== Problem description ==
Your task is to repeat the lines below exactly, excluding any pictures they contain.

== Material ==
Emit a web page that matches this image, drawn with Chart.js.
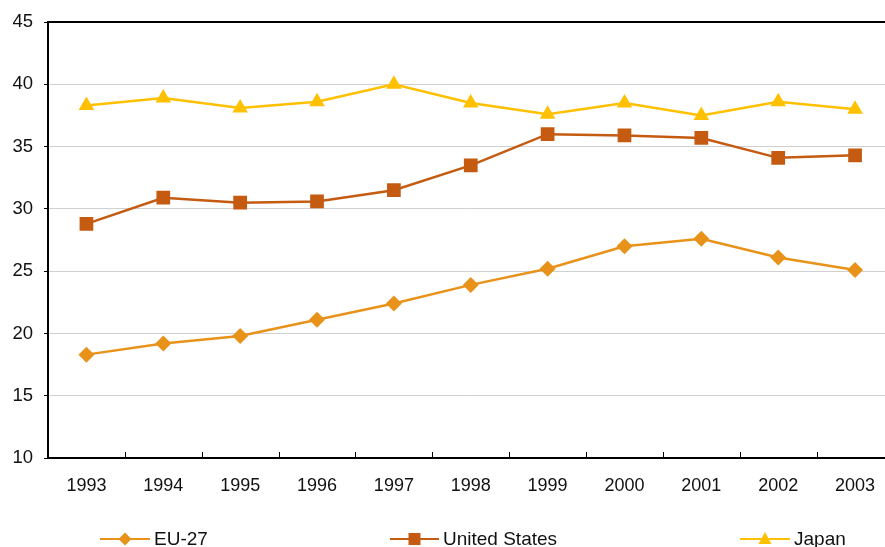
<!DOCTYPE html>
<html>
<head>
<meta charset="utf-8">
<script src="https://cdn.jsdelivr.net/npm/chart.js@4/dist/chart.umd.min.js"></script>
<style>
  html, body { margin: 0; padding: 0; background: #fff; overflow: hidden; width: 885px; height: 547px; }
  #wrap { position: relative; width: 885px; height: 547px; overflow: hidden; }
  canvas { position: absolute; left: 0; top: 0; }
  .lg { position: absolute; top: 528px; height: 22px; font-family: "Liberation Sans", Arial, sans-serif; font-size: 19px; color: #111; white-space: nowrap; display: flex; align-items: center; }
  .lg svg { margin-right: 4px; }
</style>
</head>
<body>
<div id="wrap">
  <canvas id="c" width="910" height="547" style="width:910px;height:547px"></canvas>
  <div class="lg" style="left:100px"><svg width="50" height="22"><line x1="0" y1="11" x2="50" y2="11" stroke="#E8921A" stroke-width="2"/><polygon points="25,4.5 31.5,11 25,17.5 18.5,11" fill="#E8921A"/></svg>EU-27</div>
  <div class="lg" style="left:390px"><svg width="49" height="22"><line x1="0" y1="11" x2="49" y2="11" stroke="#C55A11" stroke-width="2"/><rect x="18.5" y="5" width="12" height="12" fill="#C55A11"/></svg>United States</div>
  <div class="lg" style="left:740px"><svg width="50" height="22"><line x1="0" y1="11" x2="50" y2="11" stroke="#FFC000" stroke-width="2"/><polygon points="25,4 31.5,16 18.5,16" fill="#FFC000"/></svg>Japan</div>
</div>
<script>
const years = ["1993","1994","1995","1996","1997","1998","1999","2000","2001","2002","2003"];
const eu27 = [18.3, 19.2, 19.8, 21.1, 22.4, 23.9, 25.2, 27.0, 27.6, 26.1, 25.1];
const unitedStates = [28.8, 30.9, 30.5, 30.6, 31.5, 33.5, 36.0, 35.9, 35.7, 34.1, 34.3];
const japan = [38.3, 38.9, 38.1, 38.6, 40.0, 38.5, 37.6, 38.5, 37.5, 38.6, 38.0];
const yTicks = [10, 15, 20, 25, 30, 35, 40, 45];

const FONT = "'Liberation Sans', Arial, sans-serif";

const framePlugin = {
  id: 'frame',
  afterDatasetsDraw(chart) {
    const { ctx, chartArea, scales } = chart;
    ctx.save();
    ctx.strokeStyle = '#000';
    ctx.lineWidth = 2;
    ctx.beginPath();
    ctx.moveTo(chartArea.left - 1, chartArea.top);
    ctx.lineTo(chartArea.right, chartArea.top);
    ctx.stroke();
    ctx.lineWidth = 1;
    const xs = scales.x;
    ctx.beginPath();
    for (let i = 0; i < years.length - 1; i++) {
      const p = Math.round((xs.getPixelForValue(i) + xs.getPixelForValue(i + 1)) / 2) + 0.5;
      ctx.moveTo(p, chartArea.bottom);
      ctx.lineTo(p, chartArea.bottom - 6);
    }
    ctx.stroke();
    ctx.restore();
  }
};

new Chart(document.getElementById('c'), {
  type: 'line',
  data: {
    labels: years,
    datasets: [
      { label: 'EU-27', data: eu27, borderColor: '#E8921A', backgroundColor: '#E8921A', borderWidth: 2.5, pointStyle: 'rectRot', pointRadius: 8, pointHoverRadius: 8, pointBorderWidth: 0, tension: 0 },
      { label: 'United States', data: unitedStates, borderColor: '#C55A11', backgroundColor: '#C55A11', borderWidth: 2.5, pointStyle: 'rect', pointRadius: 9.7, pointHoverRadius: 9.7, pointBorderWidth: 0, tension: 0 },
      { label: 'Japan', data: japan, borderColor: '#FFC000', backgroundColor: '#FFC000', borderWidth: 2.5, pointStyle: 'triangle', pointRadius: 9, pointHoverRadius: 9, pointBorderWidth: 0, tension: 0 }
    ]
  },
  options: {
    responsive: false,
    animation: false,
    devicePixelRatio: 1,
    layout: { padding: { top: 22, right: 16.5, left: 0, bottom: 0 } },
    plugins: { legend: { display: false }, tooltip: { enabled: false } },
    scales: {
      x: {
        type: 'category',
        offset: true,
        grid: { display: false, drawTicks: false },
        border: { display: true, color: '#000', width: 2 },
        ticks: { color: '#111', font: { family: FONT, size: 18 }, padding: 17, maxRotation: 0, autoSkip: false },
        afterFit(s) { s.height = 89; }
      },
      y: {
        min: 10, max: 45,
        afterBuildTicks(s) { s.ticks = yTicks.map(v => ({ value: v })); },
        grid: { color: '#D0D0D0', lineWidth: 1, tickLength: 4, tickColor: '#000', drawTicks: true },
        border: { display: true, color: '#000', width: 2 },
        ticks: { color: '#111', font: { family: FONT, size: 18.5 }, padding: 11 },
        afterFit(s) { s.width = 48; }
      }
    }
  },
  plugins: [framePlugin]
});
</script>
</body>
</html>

== Right answer ==
Emit a web page that matches this image, drawn with Chart.js.
<!DOCTYPE html>
<html>
<head>
<meta charset="utf-8">
<script src="https://cdn.jsdelivr.net/npm/chart.js@4/dist/chart.umd.min.js"></script>
<style>
  html, body { margin: 0; padding: 0; background: #fff; overflow: hidden; width: 885px; height: 547px; }
  #wrap { position: relative; width: 885px; height: 547px; overflow: hidden; }
  canvas { position: absolute; left: 0; top: 0; }
  .lg { position: absolute; top: 528px; height: 22px; font-family: "Liberation Sans", Arial, sans-serif; font-size: 19px; color: #111; white-space: nowrap; display: flex; align-items: center; }
  .lg svg { margin-right: 4px; }
</style>
</head>
<body>
<div id="wrap">
  <canvas id="c" width="910" height="547" style="width:910px;height:547px"></canvas>
  <div class="lg" style="left:100px"><svg width="50" height="22"><line x1="0" y1="11" x2="50" y2="11" stroke="#E8921A" stroke-width="2"/><polygon points="25,4.5 31.5,11 25,17.5 18.5,11" fill="#E8921A"/></svg>EU-27</div>
  <div class="lg" style="left:390px"><svg width="49" height="22"><line x1="0" y1="11" x2="49" y2="11" stroke="#C55A11" stroke-width="2"/><rect x="18.5" y="5" width="12" height="12" fill="#C55A11"/></svg>United States</div>
  <div class="lg" style="left:740px"><svg width="50" height="22"><line x1="0" y1="11" x2="50" y2="11" stroke="#FFC000" stroke-width="2"/><polygon points="25,4 31.5,16 18.5,16" fill="#FFC000"/></svg>Japan</div>
</div>
<script>
const years = ["1993","1994","1995","1996","1997","1998","1999","2000","2001","2002","2003"];
const eu27 = [18.3, 19.2, 19.8, 21.1, 22.4, 23.9, 25.2, 27.0, 27.6, 26.1, 25.1];
const unitedStates = [28.8, 30.9, 30.5, 30.6, 31.5, 33.5, 36.0, 35.9, 35.7, 34.1, 34.3];
const japan = [38.3, 38.9, 38.1, 38.6, 40.0, 38.5, 37.6, 38.5, 37.5, 38.6, 38.0];
const yTicks = [10, 15, 20, 25, 30, 35, 40, 45];

const FONT = "'Liberation Sans', Arial, sans-serif";

const framePlugin = {
  id: 'frame',
  afterDatasetsDraw(chart) {
    const { ctx, chartArea, scales } = chart;
    ctx.save();
    ctx.strokeStyle = '#000';
    ctx.lineWidth = 2;
    ctx.beginPath();
    ctx.moveTo(chartArea.left - 1, chartArea.top);
    ctx.lineTo(chartArea.right, chartArea.top);
    ctx.stroke();
    ctx.lineWidth = 1;
    const xs = scales.x;
    ctx.beginPath();
    for (let i = 0; i < years.length - 1; i++) {
      const p = Math.round((xs.getPixelForValue(i) + xs.getPixelForValue(i + 1)) / 2) + 0.5;
      ctx.moveTo(p, chartArea.bottom);
      ctx.lineTo(p, chartArea.bottom - 6);
    }
    ctx.stroke();
    ctx.restore();
  }
};

new Chart(document.getElementById('c'), {
  type: 'line',
  data: {
    labels: years,
    datasets: [
      { label: 'EU-27', data: eu27, borderColor: '#E8921A', backgroundColor: '#E8921A', borderWidth: 2.5, pointStyle: 'rectRot', pointRadius: 8, pointHoverRadius: 8, pointBorderWidth: 0, tension: 0 },
      { label: 'United States', data: unitedStates, borderColor: '#C55A11', backgroundColor: '#C55A11', borderWidth: 2.5, pointStyle: 'rect', pointRadius: 9.7, pointHoverRadius: 9.7, pointBorderWidth: 0, tension: 0 },
      { label: 'Japan', data: japan, borderColor: '#FFC000', backgroundColor: '#FFC000', borderWidth: 2.5, pointStyle: 'triangle', pointRadius: 9, pointHoverRadius: 9, pointBorderWidth: 0, tension: 0 }
    ]
  },
  options: {
    responsive: false,
    animation: false,
    devicePixelRatio: 1,
    layout: { padding: { top: 22, right: 16.5, left: 0, bottom: 0 } },
    plugins: { legend: { display: false }, tooltip: { enabled: false } },
    scales: {
      x: {
        type: 'category',
        offset: true,
        grid: { display: false, drawTicks: false },
        border: { display: true, color: '#000', width: 2 },
        ticks: { color: '#111', font: { family: FONT, size: 18 }, padding: 17, maxRotation: 0, autoSkip: false },
        afterFit(s) { s.height = 89; }
      },
      y: {
        min: 10, max: 45,
        afterBuildTicks(s) { s.ticks = yTicks.map(v => ({ value: v })); },
        grid: { color: '#D0D0D0', lineWidth: 1, tickLength: 4, tickColor: '#000', drawTicks: true },
        border: { display: true, color: '#000', width: 2 },
        ticks: { color: '#111', font: { family: FONT, size: 18.5 }, padding: 11 },
        afterFit(s) { s.width = 48; }
      }
    }
  },
  plugins: [framePlugin]
});
</script>
</body>
</html>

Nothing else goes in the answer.